Asking questions is the most direct way to get results. Insurance companies are excellent at asking us for things they want. They ask us to accept their labor rate all the time! It’s time to speak up and do some of the asking ourselves. You’d be surprised at the answers you get when you keep asking. Refuse to stop until you get the answer you want; persistence almost always pays off.

You might have noticed that this year has provided the opportunity to discuss claims over the phone with people with whom we’ve never interacted. I’m not really sure why that’s the case, but it seems they’re instructed to just follow the party line of what they're “allowed” to pay for and what they’re told to deny. I have found that an extra few minutes on the phone with these agents can be very profitable. If we refuse to agree to a labor rate and explain why we are asking for a higher rate, we’ve found their response often moves from, “that’s as high as I’m authorized to pay” to, “I guess I can go to ‘X’ this one time.”

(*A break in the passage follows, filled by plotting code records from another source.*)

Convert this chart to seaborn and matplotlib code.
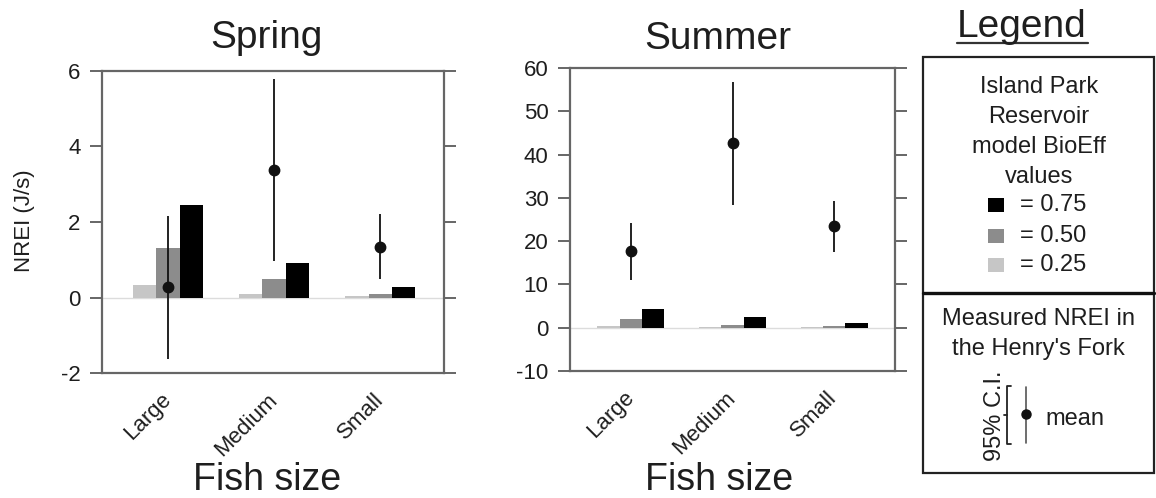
import numpy as np
import pandas as pd
import matplotlib
matplotlib.use("Agg")
import matplotlib.pyplot as plt
import seaborn as sns
from matplotlib.patches import Rectangle
from matplotlib.lines import Line2D

# ---------------- data ----------------
sizes = ["Large", "Medium", "Small"]
bioeff_levels = ["0.25", "0.50", "0.75"]
bar_colors = ["#c6c6c6", "#8c8c8c", "#000000"]

spring_025 = [0.32, 0.08, 0.03]
spring_050 = [1.30, 0.48, 0.10]
spring_075 = [2.44, 0.92, 0.27]
spring_mean = [0.29, 3.39, 1.35]
spring_lo = [-1.62, 0.98, 0.48]
spring_hi = [2.17, 5.80, 2.22]

summer_025 = [0.3, 0.2, 0.1]
summer_050 = [1.9, 0.6, 0.3]
summer_075 = [4.4, 2.4, 1.1]
summer_mean = [17.7, 42.7, 23.6]
summer_lo = [11.0, 28.3, 17.5]
summer_hi = [24.2, 56.8, 29.3]

spring_ticks = [-2, 0, 2, 4, 6]
summer_ticks = [-10, 0, 10, 20, 30, 40, 50, 60]

# ---------------- style ----------------
sns.set_theme(style="white")
plt.rcParams['font.family'] = ['Liberation Sans', 'DejaVu Sans']
TXT = "#1e1e1e"
SPINE = "#666666"

W, H = 1156, 498
fig = plt.figure(figsize=(W / 100, H / 100), dpi=100)


def px_axes(left, top, right, bottom):
    return fig.add_axes([left / W, 1 - bottom / H, (right - left) / W, (bottom - top) / H])


def panel(ax, b025, b050, b075, mean, lo, hi, ylim, yticks, xlim, title, tx, ty, lx, ly):
    df = pd.DataFrame({
        "size": sizes * 3,
        "BioEff": np.repeat(bioeff_levels, len(sizes)),
        "NREI": list(b025) + list(b050) + list(b075),
    })
    sns.barplot(data=df, x="size", y="NREI", hue="BioEff", hue_order=bioeff_levels,
                order=sizes, palette=bar_colors, width=0.66, gap=0, saturation=1,
                errorbar=None, legend=False, linewidth=0, ax=ax, zorder=2)
    ax.axhline(0, color="#dcdcdc", lw=1.0, zorder=1)
    x = np.arange(len(sizes))
    m = np.asarray(mean)
    ax.errorbar(x, m, yerr=[m - np.asarray(lo), np.asarray(hi) - m], fmt="o",
                color="#111111", ms=7.5, elinewidth=1.3, capsize=0, zorder=5)
    ax.set_ylim(*ylim)
    ax.set_xlim(*xlim)
    ax.set_yticks(yticks)
    ax.set_yticklabels([str(t) for t in yticks], fontsize=16, color=TXT)
    ax.set_xticks(x)
    ax.set_xticklabels(sizes, rotation=45, ha="right", va="center",
                       rotation_mode="anchor", fontsize=16, color=TXT)
    ax.tick_params(axis="y", which="both", left=True, right=True, labelright=False,
                   direction="out", length=8.5, width=1.4, color=SPINE, pad=7)
    ax.tick_params(axis="x", bottom=False, pad=11)
    for s in ax.spines.values():
        s.set_visible(True)
        s.set_color(SPINE)
        s.set_linewidth(1.6)
    ax.set_title(title, fontsize=28, color=TXT, x=tx, y=ty, va="baseline", pad=0)
    ax.set_xlabel("Fish size", fontsize=27, color=TXT)
    ax.xaxis.label.set_va("baseline")
    ax.xaxis.set_label_coords(lx, ly)


ax1 = px_axes(102, 71, 444, 373)
panel(ax1, spring_025, spring_050, spring_075, spring_mean, spring_lo, spring_hi,
      (-2, 6), spring_ticks, (-0.62, 2.6), "Spring",
      (266 - 102) / 342, (373 - 48) / 302, (267 - 102) / 342, (373 - 490) / 302)
ax1.set_ylabel("NREI (J/s)", fontsize=16, color=TXT)
ax1.yaxis.set_label_coords((35 - 102) / 342, 0.503)

ax2 = px_axes(570, 68, 895, 371)
panel(ax2, summer_025, summer_050, summer_075, summer_mean, summer_lo, summer_hi,
      (-10, 60), summer_ticks, (-0.6, 2.6), "Summer",
      (718 - 570) / 325, (371 - 49) / 303, (719 - 570) / 325, (371 - 490) / 303)
ax2.set_ylabel("")

# ---------------- legend (pixel overlay) ----------------
ov = fig.add_axes([0, 0, 1, 1])
ov.set_xlim(0, W)
ov.set_ylim(H, 0)
ov.axis("off")
ov.patch.set_alpha(0)

ov.text(1022, 37, "Legend", fontsize=28, color=TXT, ha="center", va="baseline")
ov.add_line(Line2D([957, 1088], [43, 43], color="#333333", lw=1.6))

ov.add_patch(Rectangle((923, 57), 1154 - 923, 473 - 57, fill=False,
                       edgecolor="#222222", lw=1.6))
ov.add_line(Line2D([923, 1154], [293, 293], color="#111111", lw=2.4))

for i, line in enumerate(["Island Park", "Reservoir", "model BioEff", "values"]):
    ov.text(1039, 93 + i * 30, line, fontsize=17, color=TXT, ha="center", va="baseline")

legend_rows = [("0.75", "#000000", 205), ("0.50", "#8c8c8c", 236), ("0.25", "#c6c6c6", 265)]
for lab, col, yc in legend_rows:
    ov.add_patch(Rectangle((988, yc - 7), 16, 14, facecolor=col, edgecolor="none"))
    ov.text(1020, yc, "= " + lab, fontsize=17, color=TXT, ha="left", va="center")

ov.text(1038, 325, "Measured NREI in", fontsize=17, color=TXT, ha="center", va="baseline")
ov.text(1038, 355, "the Henry's Fork", fontsize=17, color=TXT, ha="center", va="baseline")
ov.text(995, 416, "95% C.I.", fontsize=17, color=TXT, ha="center", va="center", rotation=90)
# brace
ov.add_line(Line2D([1011, 1007, 1007, 1011], [386, 386, 444, 444], color="#222222", lw=1.3))
ov.add_line(Line2D([1004, 1007], [415, 415], color="#222222", lw=1.3))
# errorbar glyph
ov.add_line(Line2D([1026, 1026], [387, 443], color="#555555", lw=1.2))
ov.plot([1026], [414], "o", color="#111111", ms=6.5)
ov.text(1045, 425, "mean", fontsize=17, color=TXT, ha="left", va="baseline")

fig.savefig("out.png", dpi=100)
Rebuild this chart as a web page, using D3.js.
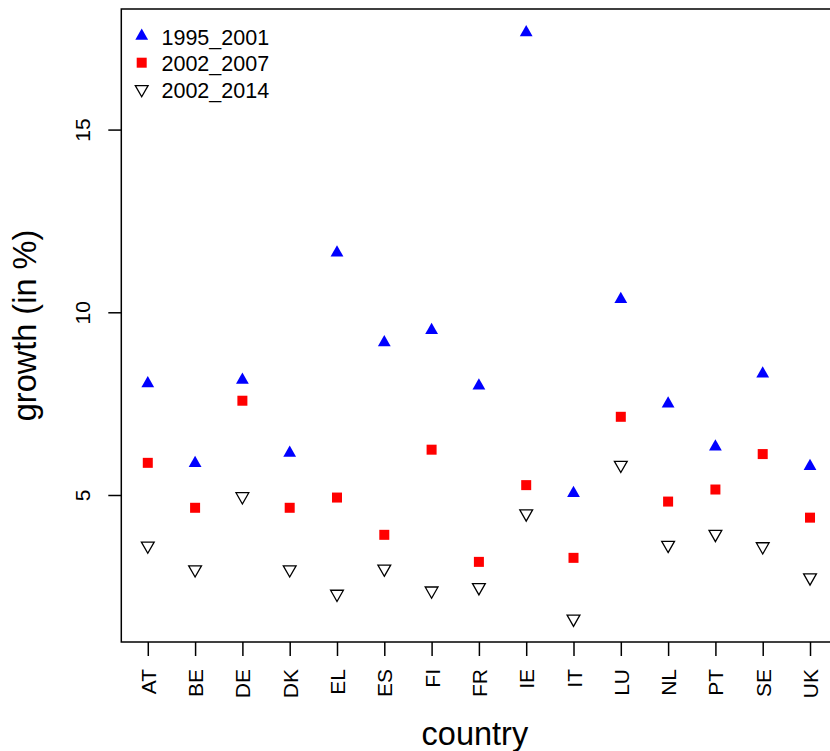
<!DOCTYPE html>
<html>
<head>
<meta charset="utf-8">
<script src="https://cdn.jsdelivr.net/npm/d3@7"></script>
<style>
  body { margin: 0; background: #fff; }
  svg { display: block; font-family: "Liberation Sans", Arial, sans-serif; }
</style>
</head>
<body>
<div id="chart"></div>
<script>
// growth per country, three periods
var countries = ['AT','BE','DE','DK','EL','ES','FI','FR','IE','IT','LU','NL','PT','SE','UK'];
var g1995_2001 = [8.05, 5.87, 8.15, 6.15, 11.63, 9.17, 9.51, 7.99, 17.66, 5.05, 10.36, 7.50, 6.32, 8.32, 5.79];
var g2002_2007 = [5.88, 4.65, 7.58, 4.65, 4.93, 3.91, 6.24, 3.17, 5.27, 3.28, 7.14, 4.82, 5.15, 6.12, 4.38];
var g2002_2014 = [3.61, 2.96, 4.96, 2.96, 2.29, 2.98, 2.38, 2.47, 4.49, 1.61, 5.82, 3.63, 3.93, 3.59, 2.74];
var yTicks = [5, 10, 15];
var legendLabels = ['1995_2001', '2002_2007', '2002_2014'];

var W = 830, H = 751;
// plot box (right edge runs past the window, as in the original)
var pLeft = 121.3, pTop = 9, pBottom = 642, pRight = 836.5;
var tickFont = 21;

var svg = d3.select('#chart').append('svg')
    .attr('width', W)
    .attr('height', H);

// R style index axis: 1..n padded 4%
var x = d3.scaleLinear()
    .domain([0.44, countries.length + 0.56])
    .range([pLeft, pRight]);
var y = d3.scaleLinear()
    .domain([0.977, 18.30])
    .range([pBottom, pTop]);

// box
svg.append('rect')
    .attr('x', pLeft).attr('y', pTop)
    .attr('width', pRight - pLeft).attr('height', pBottom - pTop)
    .attr('fill', 'none').attr('stroke', '#000').attr('stroke-width', 1.5);

// x axis
var xAxis = svg.append('g')
    .attr('transform', 'translate(0,' + pBottom + ')')
    .call(d3.axisBottom(x)
        .tickValues(d3.range(1, countries.length + 1))
        .tickFormat(function(d){ return countries[d - 1]; })
        .tickSize(14)
        .tickPadding(0));
xAxis.select('.domain').remove();
xAxis.selectAll('line').attr('stroke', '#000').attr('stroke-width', 1.5);
xAxis.selectAll('text')
    .attr('font-size', tickFont)
    .attr('fill', '#000')
    .attr('font-family', '"Liberation Sans", Arial, sans-serif')
    .attr('text-anchor', 'end')
    .attr('dy', null)
    .attr('y', 0)
    .attr('dominant-baseline', 'central')
    .attr('transform', 'translate(0,27) rotate(-90)');

// y axis
var yAxis = svg.append('g')
    .attr('transform', 'translate(' + pLeft + ',0)')
    .call(d3.axisLeft(y).tickValues(yTicks).tickSize(13).tickPadding(0));
yAxis.select('.domain').remove();
yAxis.selectAll('line').attr('stroke', '#000').attr('stroke-width', 1.5);
yAxis.selectAll('text')
    .attr('font-size', tickFont)
    .attr('fill', '#000')
    .attr('font-family', '"Liberation Sans", Arial, sans-serif')
    .attr('text-anchor', 'middle')
    .attr('x', 0).attr('dy', null)
    .attr('transform', 'translate(-31,0) rotate(-90)');

// axis titles
svg.append('text')
    .attr('x', (pLeft + pRight) / 2 - 4)
    .attr('y', 745)
    .attr('text-anchor', 'middle')
    .attr('font-size', 32.5)
    .text('country');
svg.append('text')
    .attr('transform', 'translate(36,' + ((pTop + pBottom) / 2) + ') rotate(-90)')
    .attr('text-anchor', 'middle')
    .attr('font-size', 32.5)
    .text('growth (in %)');

// symbols, R pch 17 / 15 / 6 shapes
var tr = 7.5, txc = 6.4;
function triUp(cx, cy){
    return 'M' + cx + ',' + (cy - tr) + 'L' + (cx + txc) + ',' + (cy + tr / 2) +
        'L' + (cx - txc) + ',' + (cy + tr / 2) + 'Z';
}
function triDown(cx, cy){
    return 'M' + cx + ',' + (cy + tr) + 'L' + (cx + txc) + ',' + (cy - tr / 2) +
        'L' + (cx - txc) + ',' + (cy - tr / 2) + 'Z';
}
function drawTri(g, cx, cy){
    return g.append('path').attr('d', triUp(cx, cy)).attr('fill', '#0000ff');
}
function drawSquare(g, cx, cy){
    return g.append('rect')
        .attr('x', cx - 5).attr('y', cy - 5)
        .attr('width', 10).attr('height', 10)
        .attr('fill', '#ff0000');
}
function drawOpen(g, cx, cy){
    return g.append('path').attr('d', triDown(cx, cy))
        .attr('fill', 'none').attr('stroke', '#000').attr('stroke-width', 1.3);
}

var pts = svg.append('g');
for(var i = 0; i < countries.length; i++){
    drawTri(pts, x(i + 1), y(g1995_2001[i]));
    drawSquare(pts, x(i + 1), y(g2002_2007[i]));
    drawOpen(pts, x(i + 1), y(g2002_2014[i]));
}

// legend
var lg = svg.append('g');
var rows = [36, 62.7, 89.3];
drawTri(lg, 141.7, rows[0]);
drawSquare(lg, 141.7, rows[1]);
drawOpen(lg, 141.7, rows[2]);
for(var j = 0; j < legendLabels.length; j++){
    lg.append('text')
        .attr('x', 161.5)
        .attr('y', rows[j] + 8.5)
        .attr('font-size', 21.5)
        .text(legendLabels[j]);
}
</script>
</body>
</html>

Another way to get paid more for the same job is to start billing in dollars. Any new operation we do here—like ADAS calibrations, for instance—we bill in dollars. Why? Because that is what the market is doing. If you send your vehicle to a dealer, they bill you in dollars. If you have a third party do the calibration, they bill you in dollars. Why should we be different and bill in time? I could write for days about why it’s a bad idea to bill in time, but just trust me on this one.

The reason I take that extra few minutes on the phone is that I have a high level of respect for our industry and, specifically, for the tasks our technicians perform every day. Have you ever stopped to think about everything a collision tech is capable of doing compared to other techs in the automotive industry? Here’s just a short list of the things a collision tech can change: oil and filter, brakes, starter, alternator, spark plugs, exhaust, etc. The same insurance companies we deal with pay much higher rates to companies who “only” perform one of those procedures. But our techs can weld quarter panels, blend three stage pearls, and so much more, all of which proves how highly and uniquely skilled they are. Those skills deserve our respect and the labor rate should show that respect.

Sadly, it’s clear that respect from others in the industry, such as insurers, won’t be given and will need to be earned. But we can’t earn that respect until we respect ourselves and our peers I’ll give you a visual to illustrate the importance. Imagine if you were selling a 1963 split window Corvette. You know that vehicle is unique—it was only made that one year—so you’d naturally be offended if someone offered you far lower than market value for that ’63 Vette, right? Why should our techs be any different? We should have the respect for our industry and the teams we’ve assembled. We need to start showing that respect by demanding a fair return for our services.

It’s time that higher labor rates and respect for our industry move from wishes to reality. It starts with me and you, and it should start today.